● Supplied data
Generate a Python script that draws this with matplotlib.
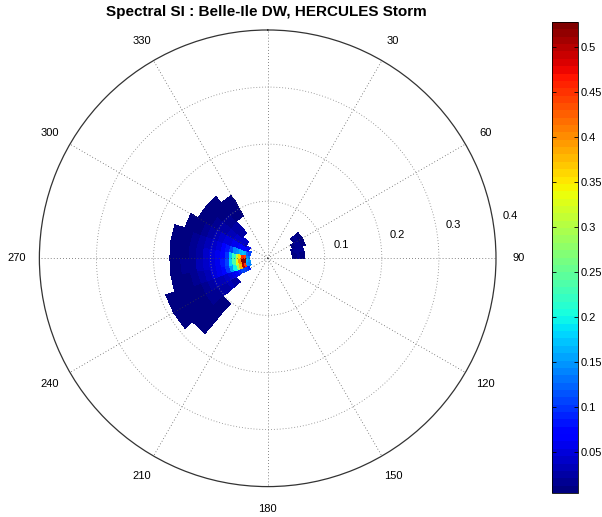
import numpy as np
import matplotlib.pyplot as plt
from matplotlib.colors import Normalize

plt.rcParams['font.family'] = ['Liberation Sans', 'DejaVu Sans']

# Frequency bin edges (Hz) -> radius
freq_edges = [0.032, 0.036, 0.040, 0.044, 0.048, 0.053, 0.058, 0.064, 0.070,
              0.077, 0.085, 0.094, 0.104, 0.115, 0.127, 0.140, 0.155, 0.172, 0.190]

# Western swell block: direction bin edges (deg, nautical) and energy per bin
west_dir_edges = [220, 230, 240, 250, 260, 270, 280, 290, 300, 310, 320, 330]
west_values = [
    [0, 0, 0, 0, 0, 0, 0, 0, 0, 0, 0, 0, 0.012, 0.010, 0.008, 0.007, 0.006, 0],
    [0, 0, 0, 0, 0, 0, 0, 0.025, 0.028, 0.030, 0.028, 0.022, 0.018, 0.014, 0.011, 0.008, 0.007, 0.006],
    [0, 0.080, 0.100, 0.110, 0.105, 0.090, 0.075, 0.060, 0.050, 0.042, 0.036, 0.030, 0.022, 0.016, 0.012, 0.009, 0.007, 0.006],
    [0.140, 0.150, 0.450, 0.500, 0.380, 0.280, 0.200, 0.150, 0.095, 0.070, 0.055, 0.045, 0.035, 0.025, 0.018, 0.012, 0.008, 0],
    [0.150, 0.160, 0.520, 0.528, 0.400, 0.330, 0.240, 0.180, 0.110, 0.080, 0.060, 0.050, 0.040, 0.030, 0.020, 0.013, 0.009, 0],
    [0.130, 0.140, 0.440, 0.460, 0.360, 0.300, 0.220, 0.170, 0.100, 0.075, 0.060, 0.048, 0.038, 0.028, 0.019, 0.012, 0.008, 0],
    [0.110, 0.120, 0.160, 0.170, 0.160, 0.150, 0.140, 0.110, 0.080, 0.065, 0.052, 0.042, 0.033, 0.024, 0.016, 0.010, 0.007, 0],
    [0, 0.060, 0.070, 0.075, 0.070, 0.065, 0.060, 0.055, 0.050, 0.045, 0.040, 0.032, 0.025, 0.018, 0.012, 0.008, 0, 0],
    [0, 0, 0, 0.035, 0.040, 0.040, 0.040, 0.038, 0.035, 0.032, 0.028, 0.022, 0.017, 0.012, 0.008, 0, 0, 0],
    [0, 0, 0, 0, 0, 0, 0.025, 0.025, 0.024, 0.022, 0.020, 0.016, 0.012, 0.009, 0.007, 0, 0, 0],
    [0, 0, 0, 0, 0, 0, 0, 0, 0, 0, 0.012, 0.011, 0.009, 0.007, 0, 0, 0, 0],
]

# Small eastern block
east_dir_edges = [50, 60, 70, 80, 90]
east_values = [
    [0, 0, 0, 0, 0, 0.012, 0.014, 0.012, 0, 0, 0, 0, 0, 0, 0, 0, 0, 0],
    [0, 0, 0, 0, 0.012, 0.015, 0.016, 0.012, 0, 0, 0, 0, 0, 0, 0, 0, 0, 0],
    [0, 0, 0, 0.010, 0.014, 0.016, 0.013, 0, 0, 0, 0, 0, 0, 0, 0, 0, 0, 0],
    [0, 0, 0, 0.010, 0.012, 0.013, 0.010, 0, 0, 0, 0, 0, 0, 0, 0, 0, 0, 0],
]

angle_ticks = [30, 60, 90, 120, 150, 180, 210, 240, 270, 300, 330]
radial_ticks = [0.1, 0.2, 0.3, 0.4]
cbar_ticks = [0.05, 0.1, 0.15, 0.2, 0.25, 0.3, 0.35, 0.4, 0.45, 0.5]
cbar_labels = ['0.05', '0.1', '0.15', '0.2', '0.25', '0.3', '0.35', '0.4', '0.45', '0.5']
cmin, cmax = 0.004, 0.528

fig = plt.figure(figsize=(6.02, 5.17), dpi=100)
ax = fig.add_axes([0.0654, 0.0588, 0.7585, 0.8832], projection='polar')
ax.set_theta_zero_location('N')
ax.set_theta_direction(-1)

cmap = plt.get_cmap('jet', 64)
norm = Normalize(cmin, cmax)


def draw_block(dir_edges, values):
    th = np.deg2rad(dir_edges)
    z = np.ma.masked_equal(np.array(values), 0)
    return ax.pcolormesh(th, freq_edges, z.T, cmap=cmap, norm=norm,
                         shading='flat', edgecolors='face', linewidth=0.2)


mesh = draw_block(west_dir_edges, west_values)
draw_block(east_dir_edges, east_values)

ax.set_rlim(0, 0.4)
ax.set_rticks(radial_ticks[:-1])
ax.set_yticklabels([])
ax.set_xticks(np.deg2rad(np.arange(0, 360, 30)))
ax.set_xticklabels([])
ax.set_axisbelow(False)
ax.xaxis.grid(True, color='0.25', linestyle=(0, (1, 3)), linewidth=0.55)
ax.yaxis.grid(True, color='0.5', linestyle=(0, (1, 2.5)), linewidth=0.6)
ax.spines['polar'].set_linewidth(0.9)
ax.spines['polar'].set_color('0.2')

for a in angle_ticks:
    ax.text(np.deg2rad(a), 0.44, str(a), ha='center', va='center', fontsize=8)
for r in radial_ticks:
    ax.text(np.deg2rad(80), r + 0.031, f'{r:g}', ha='center', va='center', fontsize=8)

fig.text(0.443, 0.976, 'Spectral SI : Belle-Ile DW, HERCULES Storm',
         ha='center', va='center', fontsize=11, fontweight='bold')

cax = fig.add_axes([551.7 / 602, 24 / 517, 26.6 / 602, 471 / 517])
cb = fig.colorbar(mesh, cax=cax, ticks=cbar_ticks)
cb.ax.set_yticklabels(cbar_labels)
cb.ax.tick_params(direction='in', left=True, right=True, length=3, width=0.6,
                  labelsize=8, pad=2)
cb.outline.set_linewidth(0.6)

fig.savefig('out.png', dpi=100)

● Requirement
Reproduce the data word for word, excluding its pictures.

● Written response
Generate a Python script that draws this with matplotlib.
import numpy as np
import matplotlib.pyplot as plt
from matplotlib.colors import Normalize

plt.rcParams['font.family'] = ['Liberation Sans', 'DejaVu Sans']

# Frequency bin edges (Hz) -> radius
freq_edges = [0.032, 0.036, 0.040, 0.044, 0.048, 0.053, 0.058, 0.064, 0.070,
              0.077, 0.085, 0.094, 0.104, 0.115, 0.127, 0.140, 0.155, 0.172, 0.190]

# Western swell block: direction bin edges (deg, nautical) and energy per bin
west_dir_edges = [220, 230, 240, 250, 260, 270, 280, 290, 300, 310, 320, 330]
west_values = [
    [0, 0, 0, 0, 0, 0, 0, 0, 0, 0, 0, 0, 0.012, 0.010, 0.008, 0.007, 0.006, 0],
    [0, 0, 0, 0, 0, 0, 0, 0.025, 0.028, 0.030, 0.028, 0.022, 0.018, 0.014, 0.011, 0.008, 0.007, 0.006],
    [0, 0.080, 0.100, 0.110, 0.105, 0.090, 0.075, 0.060, 0.050, 0.042, 0.036, 0.030, 0.022, 0.016, 0.012, 0.009, 0.007, 0.006],
    [0.140, 0.150, 0.450, 0.500, 0.380, 0.280, 0.200, 0.150, 0.095, 0.070, 0.055, 0.045, 0.035, 0.025, 0.018, 0.012, 0.008, 0],
    [0.150, 0.160, 0.520, 0.528, 0.400, 0.330, 0.240, 0.180, 0.110, 0.080, 0.060, 0.050, 0.040, 0.030, 0.020, 0.013, 0.009, 0],
    [0.130, 0.140, 0.440, 0.460, 0.360, 0.300, 0.220, 0.170, 0.100, 0.075, 0.060, 0.048, 0.038, 0.028, 0.019, 0.012, 0.008, 0],
    [0.110, 0.120, 0.160, 0.170, 0.160, 0.150, 0.140, 0.110, 0.080, 0.065, 0.052, 0.042, 0.033, 0.024, 0.016, 0.010, 0.007, 0],
    [0, 0.060, 0.070, 0.075, 0.070, 0.065, 0.060, 0.055, 0.050, 0.045, 0.040, 0.032, 0.025, 0.018, 0.012, 0.008, 0, 0],
    [0, 0, 0, 0.035, 0.040, 0.040, 0.040, 0.038, 0.035, 0.032, 0.028, 0.022, 0.017, 0.012, 0.008, 0, 0, 0],
    [0, 0, 0, 0, 0, 0, 0.025, 0.025, 0.024, 0.022, 0.020, 0.016, 0.012, 0.009, 0.007, 0, 0, 0],
    [0, 0, 0, 0, 0, 0, 0, 0, 0, 0, 0.012, 0.011, 0.009, 0.007, 0, 0, 0, 0],
]

# Small eastern block
east_dir_edges = [50, 60, 70, 80, 90]
east_values = [
    [0, 0, 0, 0, 0, 0.012, 0.014, 0.012, 0, 0, 0, 0, 0, 0, 0, 0, 0, 0],
    [0, 0, 0, 0, 0.012, 0.015, 0.016, 0.012, 0, 0, 0, 0, 0, 0, 0, 0, 0, 0],
    [0, 0, 0, 0.010, 0.014, 0.016, 0.013, 0, 0, 0, 0, 0, 0, 0, 0, 0, 0, 0],
    [0, 0, 0, 0.010, 0.012, 0.013, 0.010, 0, 0, 0, 0, 0, 0, 0, 0, 0, 0, 0],
]

angle_ticks = [30, 60, 90, 120, 150, 180, 210, 240, 270, 300, 330]
radial_ticks = [0.1, 0.2, 0.3, 0.4]
cbar_ticks = [0.05, 0.1, 0.15, 0.2, 0.25, 0.3, 0.35, 0.4, 0.45, 0.5]
cbar_labels = ['0.05', '0.1', '0.15', '0.2', '0.25', '0.3', '0.35', '0.4', '0.45', '0.5']
cmin, cmax = 0.004, 0.528

fig = plt.figure(figsize=(6.02, 5.17), dpi=100)
ax = fig.add_axes([0.0654, 0.0588, 0.7585, 0.8832], projection='polar')
ax.set_theta_zero_location('N')
ax.set_theta_direction(-1)

cmap = plt.get_cmap('jet', 64)
norm = Normalize(cmin, cmax)


def draw_block(dir_edges, values):
    th = np.deg2rad(dir_edges)
    z = np.ma.masked_equal(np.array(values), 0)
    return ax.pcolormesh(th, freq_edges, z.T, cmap=cmap, norm=norm,
                         shading='flat', edgecolors='face', linewidth=0.2)


mesh = draw_block(west_dir_edges, west_values)
draw_block(east_dir_edges, east_values)

ax.set_rlim(0, 0.4)
ax.set_rticks(radial_ticks[:-1])
ax.set_yticklabels([])
ax.set_xticks(np.deg2rad(np.arange(0, 360, 30)))
ax.set_xticklabels([])
ax.set_axisbelow(False)
ax.xaxis.grid(True, color='0.25', linestyle=(0, (1, 3)), linewidth=0.55)
ax.yaxis.grid(True, color='0.5', linestyle=(0, (1, 2.5)), linewidth=0.6)
ax.spines['polar'].set_linewidth(0.9)
ax.spines['polar'].set_color('0.2')

for a in angle_ticks:
    ax.text(np.deg2rad(a), 0.44, str(a), ha='center', va='center', fontsize=8)
for r in radial_ticks:
    ax.text(np.deg2rad(80), r + 0.031, f'{r:g}', ha='center', va='center', fontsize=8)

fig.text(0.443, 0.976, 'Spectral SI : Belle-Ile DW, HERCULES Storm',
         ha='center', va='center', fontsize=11, fontweight='bold')

cax = fig.add_axes([551.7 / 602, 24 / 517, 26.6 / 602, 471 / 517])
cb = fig.colorbar(mesh, cax=cax, ticks=cbar_ticks)
cb.ax.set_yticklabels(cbar_labels)
cb.ax.tick_params(direction='in', left=True, right=True, length=3, width=0.6,
                  labelsize=8, pad=2)
cb.outline.set_linewidth(0.6)

fig.savefig('out.png', dpi=100)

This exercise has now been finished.